Gorichanaz, T. (2015). Information on the run: Experiencing information during an ultramarathon. Information Research, 20(4), paper 697.

Abstract Introduction: Ultrarunning is an individual sport and serious leisure pursuit that requires ongoing information access and use during events, but has not yet been studied in information research. This study leverages a link between the theory of life in the round and the serious leisure perspective to explore the information experience of an ultrarunner during his first 100-mile race. Method: This autophenomenographic case study draws principles from interpretative phenomenological analysis, autoethnography and systematic self-observation. As this is the first application of autophenomenography in information research, the methodology is explicated.
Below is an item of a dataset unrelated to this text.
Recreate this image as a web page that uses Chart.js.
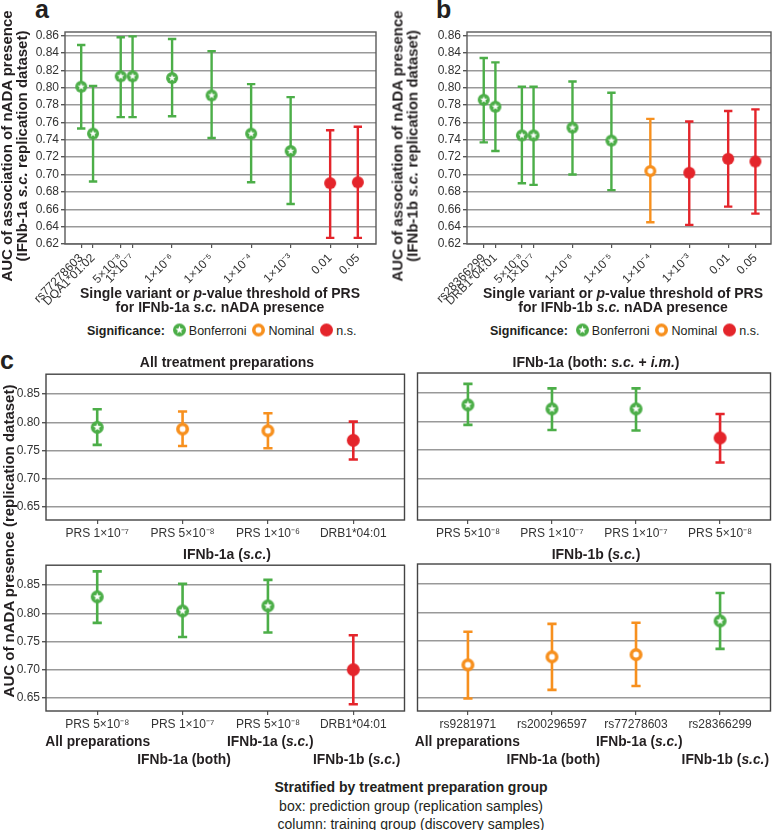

Analysis: Self-interviews and free-form narratives were open-coded and analysed for themes, consistent with interpretative phenomenological analysis. Results: The literature review and the data from this study support a conceptualisation of ultrarunning as a small information world with a vital community ethos despite the sport's individualistic orientation and the transient nature of its events. The ultrarunning world is based in orality and values perseverance, and during events the individual ultrarunner relies on corporeal information and a knowledge base built through training, collecting lore and planning. Conclusions: This study identifies ultra-endurance sports as a fruitful context for information research and invites further consideration of discrete serious leisure events rather than solely ongoing processes. Its findings may also apply to other high-stress, individualistic performance contexts. This study also establishes autophenomenography as a suitable methodology in information research.